We arrive at the bus station in Mangalore and try to ring a guesthouse recommended in The Lonely Planet but it is full so we ask the rickshaw driver to take us to The Hotel Parkway that Simon found on the internet yesterday. It turns out to be nice and we take one large room with three single beds all pushed together. There is a TV which we have all missed especially Maisie and by 7.30 am we have showered and lie on the giant bed watching a film with Ben Afleck called Surviving Christmas.

Mangalore is on the west coast of India in the state of Karnataka and only 15km from Kerala which is where we are heading. We are going to try and book our onwards train tickets later but don’t want to travel overnight tomorrow. We go out for breakfast but can’t find anywhere open apart from a hotel over the road so we go there. They are advertising a New Years Eve party, interestingly with an African theme and are selling it as the looniest and craziest bash in town.

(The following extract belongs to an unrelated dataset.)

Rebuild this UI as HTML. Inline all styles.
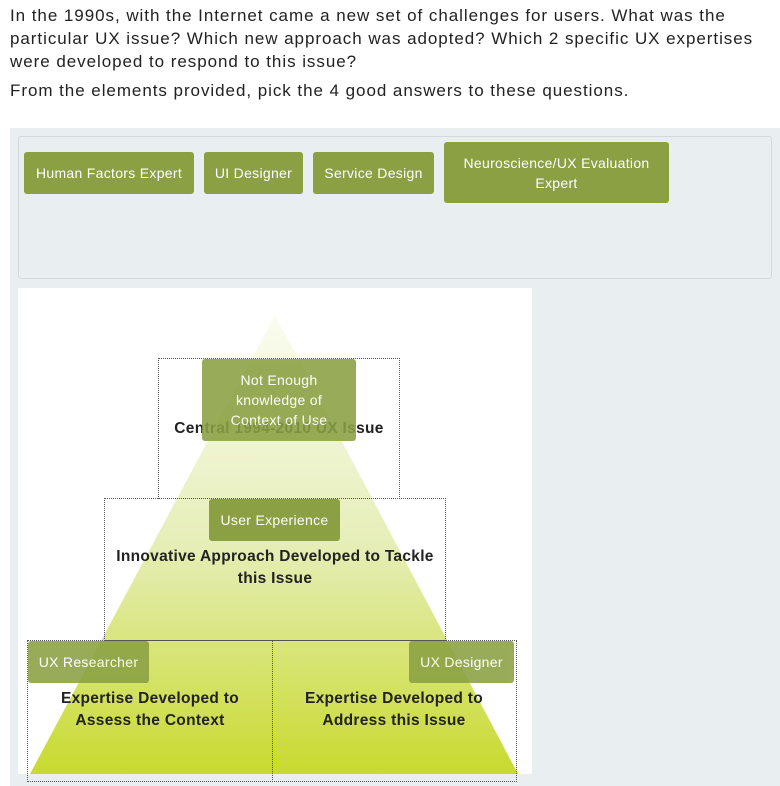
<!DOCTYPE html>
<html><head><meta charset="utf-8"><style>
body{margin:0;width:780px;height:786px;background:#fff;position:relative;overflow:hidden;font-family:"Liberation Sans",sans-serif}
.q{position:absolute;left:10px;font-size:17px;color:#222;white-space:nowrap;line-height:23px;letter-spacing:0.95px}
.chip{position:absolute;background:#8aa043;color:#fff;font-size:14px;border-radius:3px;display:flex;align-items:center;justify-content:center;text-align:center;line-height:20px;box-sizing:border-box;letter-spacing:0.3px}
.t{position:absolute;font-weight:bold;font-size:15.5px;color:#222;text-align:center;line-height:22px;letter-spacing:0.3px}
.box{position:absolute;border:1px dotted #555;box-sizing:border-box}
</style></head><body>
<div class="q" style="top:4px">In the 1990s, with the Internet came a new set of challenges for users. What was the</div>
<div class="q" style="top:27px">particular UX issue? Which new approach was adopted? Which 2 specific UX expertises</div>
<div class="q" style="top:50px">were developed to respond to this issue?</div>
<div class="q" style="top:79px">From the elements provided, pick the 4 good answers to these questions.</div>
<div style="position:absolute;left:10px;top:128px;width:770px;height:658px;background:#e9eef1"></div>
<div style="position:absolute;left:18px;top:136px;width:754px;height:143px;border:1px solid #d3d9dc;border-radius:3px;box-sizing:border-box"></div>
<div class="chip" style="left:24px;top:152px;width:170px;height:42px">Human Factors Expert</div>
<div class="chip" style="left:204px;top:152px;width:99px;height:42px">UI Designer</div>
<div class="chip" style="left:313px;top:152px;width:121px;height:42px">Service Design</div>
<div class="chip" style="left:444px;top:142px;width:225px;height:61px">Neuroscience/UX Evaluation<br>Expert</div>
<div style="position:absolute;left:18px;top:288px;width:514px;height:486px;background:#fff"></div>
<svg style="position:absolute;left:0;top:0" width="780" height="786">
<defs><linearGradient id="g" x1="0" y1="0" x2="0" y2="1"><stop offset="0" stop-color="#fafcf0"/><stop offset="0.5" stop-color="#e6eeb8"/><stop offset="1" stop-color="#c8da2e"/></linearGradient></defs>
<polygon points="275,315 30,774 518,774" fill="url(#g)"/>
</svg>
<div class="box" style="left:158px;top:358px;width:242px;height:141px"></div>
<div class="box" style="left:104px;top:498px;width:342px;height:143px"></div>
<div class="box" style="left:27px;top:640px;width:246px;height:142px"></div>
<div class="box" style="left:272px;top:640px;width:245px;height:142px"></div>
<div class="t" style="left:158px;top:418px;width:242px">Central 1994-2010 UX Issue</div>
<div class="t" style="left:104px;top:546px;width:342px">Innovative Approach Developed to Tackle<br>this Issue</div>
<div class="t" style="left:28px;top:688px;width:244px">Expertise Developed to<br>Assess the Context</div>
<div class="t" style="left:272px;top:688px;width:244px">Expertise Developed to<br>Address this Issue</div>
<div class="chip" style="left:202px;top:359px;width:154px;height:82px;opacity:.88;align-items:flex-start;padding-top:11px">Not Enough<br>knowledge of<br>Context of Use</div>
<div class="chip" style="left:209px;top:499px;width:131px;height:42px">User Experience</div>
<div class="chip" style="left:28px;top:641px;width:121px;height:42px;opacity:.88">UX Researcher</div>
<div class="chip" style="left:409px;top:641px;width:105px;height:42px;opacity:.88">UX Designer</div>
</body></html>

As it will cost under twenty quid and is only over the road with live music and food and drinks included I guess we will probably go for that.

When we are walking back to The Hotel Parkway I’m upset to get groped by some fella. He pretended to bump me and then stepped in front of me and stuck his hand in between my legs. It happens so quickly and although I shouted at him and shoved him on the back he just waltzes off like nothing happened and although Simon and Ali are only just a few steps ahead they never even noticed.

I’m not easily offended but I feel really pissed off about it and angry. I haven’t dressed skimpily anywhere except Goa’s beaches where it is acceptable and would like to have to the opportunity to tell the cheeky sod where to get off. Still I think you have to keep it in perspective and not get too uptight about it. After all I had read that many female travellers get sexually harassed in India and until this point we have had a relatively hassle free time.

We spend the day dossing around, we have searched the book for somewhere of interest to visit whilst here but there really aren’t any attractions to speak of. I guess it’s like visiting Derby having been spoilt in London. The train that we need to get to Kerala only runs three times a week though, so we are stuck here and will use the time to catch up on some school work.

We have an early dinner of a very hot and spicy mushroom masala and rice and then catch up with emails and update the website. I chat to mum for ages before we head back to our room. On trying to bolt the door I jam my thumb which hurts so much I can’t even cry so I swear a lot instead, take 2 paracetamol and eventually get into bed.